No gas for three months? Tough.
A rent increase to cover the repairs for it? Not so priceless.
That’s the gripe tenants at 3555 Bruckner Boulevard have after they figured their ordeal with no cooking gas was finally over.
Then on Friday, June 8, tenants found notices in their mailboxes that their landlord had applied for a capital improvement grant for replacing the gas lines that would increase their rent.
Building owner Richard Hill is claiming $200,000 for the renovation, which if granted, would increase tenant’s rent by $17 a month for the next seven years.
Tenants association president Sonia Melendez said the notice came as a surprise, since tenants got no compensation for the three months without gas service.
“The other problem is, a lot of the tenants do not speak English, and we only have 30 days to comment on the rent increase, and everything must be written in English, ” Melendez said. “Due to the gas outage, we had a lot of tenants that moved out, so we have 142 apartments and we need 80 percent to send this form challenging it back.”
Tenants had no gas from October 7 through December 31, she said, and had to deal with electric bill increases, health issues, and costs to repair cabinets, floors and walls after the gas pipes were replaced.
Ritchie Torres, director of housing service for Councilman Jimmy Vacca, said it is typical for landlords to apply for major capital improvement rent increases after making a major renovation, like replacing gas pipes.
Vacca and Torres worked with tenants during the gas outage, and also helped identify multiple building violations.
According to Torres, the building still has 228 open violations: 162 Class B “hazardous” violations; and 22 Class C “immediately hazardous” violations.

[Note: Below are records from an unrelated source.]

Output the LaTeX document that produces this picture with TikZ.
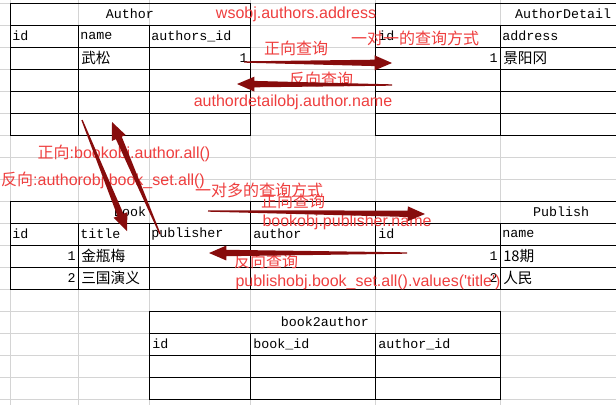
\documentclass[tikz,border=0pt]{standalone}
\usepackage{fontspec}
\setmainfont{Liberation Sans}
\setmonofont{Liberation Mono}
\newfontfamily\cjk{Noto Sans CJK SC}
\usetikzlibrary{calc}
\definecolor{cnote}{RGB}{238,62,62}
\definecolor{carrow}{RGB}{135,12,12}
\definecolor{cgrid}{RGB}{212,212,212}

\begin{document}
\begin{tikzpicture}[x=0.75pt,y=-0.75pt,
  gridline/.style={cgrid,line width=0.75pt},
  tbl/.style={black,line width=0.75pt},
  cell/.style={anchor=west,inner sep=0pt,font=\ttfamily\fontsize{10}{12}\selectfont},
  num/.style={cell,anchor=east},
  title/.style={cell,anchor=center},
  zh/.style={anchor=west,inner sep=0pt,font=\cjk\fontsize{11}{13}\selectfont},
  note/.style={inner sep=0pt,text=cnote,font=\fontsize{12}{14}\selectfont}]
  \useasboundingbox (0,0) rectangle (616,405);
  % brush arrow: \brush{tail}{tip}
  \newcommand{\brush}[2]{\fill[carrow] ($(#1)!0.5pt!90:(#2)$)
     -- ($(#2)!13pt!(#1)!2.4pt!90:(#2)$) -- ($(#2)!13pt!(#1)!5.6pt!90:(#2)$) -- (#2)
     -- ($(#2)!13pt!(#1)!5.6pt!-90:(#2)$) -- ($(#2)!13pt!(#1)!2.4pt!-90:(#2)$)
     -- ($(#1)!0.5pt!-90:(#2)$) -- cycle;}
  % spreadsheet grid
  \foreach \y in {3,25,...,399} \draw[gridline] (0,\y) -- (616,\y);
  \foreach \x in {10,78,149,250,375,500} \draw[gridline] (\x,0) -- (\x,405);
  % --- Author ---
  \draw[tbl] (10,3) rectangle (250,135);
  \foreach \y in {25,47,...,113} \draw[tbl] (10,\y) -- (250,\y);
  \foreach \x in {78,149} \draw[tbl] (\x,25) -- (\x,135);
  \node[title] (tAuthor) at (130,14) {Author};
  \node[cell] (aId) at (12,36) {id};
  \node[cell] (aName) at (80,36) {name};
  \node[cell] (aAid) at (151,36) {authors\_id};
  \node[zh] (aNameV) at (81,58) {武松};
  \node[num] (aAidV) at (248,58) {1};
  % --- AuthorDetail ---
  \draw[tbl] (616,3) -- (375,3) -- (375,135) -- (616,135);
  \foreach \y in {25,47,...,113} \draw[tbl] (375,\y) -- (616,\y);
  \draw[tbl] (500,25) -- (500,135);
  \node[title] (tDetail) at (563,14) {AuthorDetail};
  \node[cell] (dId) at (378,36) {id};
  \node[cell] (dAddr) at (502,36) {address};
  \node[num] (dIdV) at (498,58) {1};
  \node[zh] (dAddrV) at (503,58) {景阳冈};
  % --- Book ---
  \draw[tbl] (10,201) rectangle (375,289);
  \foreach \y in {223,245,267} \draw[tbl] (10,\y) -- (375,\y);
  \foreach \x in {78,149} \draw[tbl] (\x,223) -- (\x,289);
  \draw[tbl] (250,201) -- (250,289);
  \node[title] (tBook) at (130,212) {Book};
  \node[cell] (bId) at (12,234) {id};
  \node[cell] (bTitle) at (80,234) {title};
  \node[cell] (bPub) at (151,234) {publisher};
  \node[cell] (bAuth) at (253,234) {author};
  \node[num] (bIdA) at (76,256) {1};
  \node[zh] (bTitleA) at (81,256) {金瓶梅};
  \node[num] (bIdB) at (76,278) {2};
  \node[zh] (bTitleB) at (81,278) {三国演义};
  % --- Publish ---
  \draw[tbl] (616,201) -- (375,201) -- (375,289) -- (616,289);
  \foreach \y in {223,245,267} \draw[tbl] (375,\y) -- (616,\y);
  \draw[tbl] (500,223) -- (500,289);
  \node[title] (tPublish) at (561,212) {Publish};
  \node[cell] (pId) at (378,234) {id};
  \node[cell] (pName) at (502,234) {name};
  \node[num] (pIdA) at (498,256) {1};
  \node[zh] (pNameA) at (503,256) {18期};
  \node[num] (pIdB) at (498,278) {2};
  \node[zh] (pNameB) at (503,278) {人民};
  % --- book2author ---
  \draw[tbl] (149,311) rectangle (500,399);
  \foreach \y in {333,355,377} \draw[tbl] (149,\y) -- (500,\y);
  \foreach \x in {250,375} \draw[tbl] (\x,333) -- (\x,399);
  \node[title] (tLink) at (325,322) {book2author};
  \node[cell] (lId) at (152,344) {id};
  \node[cell] (lBook) at (253,344) {book\_id};
  \node[cell] (lAuth) at (378,344) {author\_id};
  % --- query notes ---
  \node[note] (nWs) at (296,14) {wsobj.authors.address};
  \node[note] (nFwdA) at (296,48) {\cjk 正向查询};
  \node[note] (nOneOne) at (415,38) {\cjk 一对一的查询方式};
  \node[note] (nBackA) at (321,79) {\cjk 反向查询};
  \node[note] (nDetail) at (293,102) {authordetailobj.author.name};
  \node[note] (nBookAuth) at (124,153) {{\cjk 正向}:bookobj.author.all()};
  \node[note] (nAuthBook) at (103,180) {{\cjk 反向}:authorobj.book\_set.all()};
  \node[note] (nOneMany) at (259,190) {\cjk 一对多的查询方式};
  \node[note] (nFwdB) at (293,201) {\cjk 正向查询};
  \node[note] (nPubObj) at (347,222) {bookobj.publisher.name};
  \node[note] (nBackB) at (266,261) {\cjk 反向查询};
  \node[note] (nPubBook) at (368,282) {publishobj.book\_set.all().values(\textquotesingle title\textquotesingle)};
  % --- arrows ---
  \coordinate (fwdAt) at (244,62);  \coordinate (fwdAh) at (392,63);
  \coordinate (backAt) at (392,85); \coordinate (backAh) at (237,84);
  \coordinate (mmAt) at (82,120);   \coordinate (mmAh) at (127,231);
  \coordinate (mmBt) at (160,234);  \coordinate (mmBh) at (112,122);
  \coordinate (fwdBt) at (208,211); \coordinate (fwdBh) at (425,214);
  \coordinate (backBt) at (407,253); \coordinate (backBh) at (209,253);
  \brush{fwdAt}{fwdAh}
  \brush{backAt}{backAh}
  \brush{mmAt}{mmAh}
  \brush{mmBt}{mmBh}
  \brush{fwdBt}{fwdBh}
  \brush{backBt}{backBh}
\end{tikzpicture}
\end{document}
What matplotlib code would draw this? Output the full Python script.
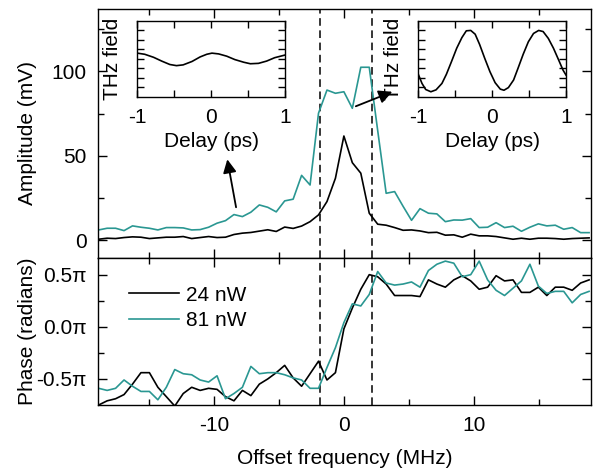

Class C violations must be repaired within 24 hours, he said.
“We didn’t get any help from the super or from the building owner,” Melendez said. “If it wasn’t for us getting together and forming an association we would still be without gas.”
Melendez said some people are still living with a large floor-to-ceiling hole in their apartment walls.
“Why should we have our rent increased when they haven’t even repaired the damage done to our homes from the repairs?” she said.
Pat McConnell, a tenant for 22 years, said her first thought was “how dare they” when she received the letter.
“My blood pressure went through the roof,” she said. “It came right after we got the other letter that said we weren’t eligible for compensation for the gas, so I don’t think they are entitled to a rent increase.”
Valerie Ruiz, a tenant of the building for over 20 years, said although the gas outage caused a major inconvenience for her, at one of the busiest times of the year for her, she understands why the building owner is trying to increase the rent.
“I understand they had to invest and put in a lot of money, but unfortunately they were all issues that could have been resolved if it was taken into immediate action instead of prolonging it as long as they could because, just like anything else, it snowballed out of control.”
Calls to reach building owner Richard Hill were not returned.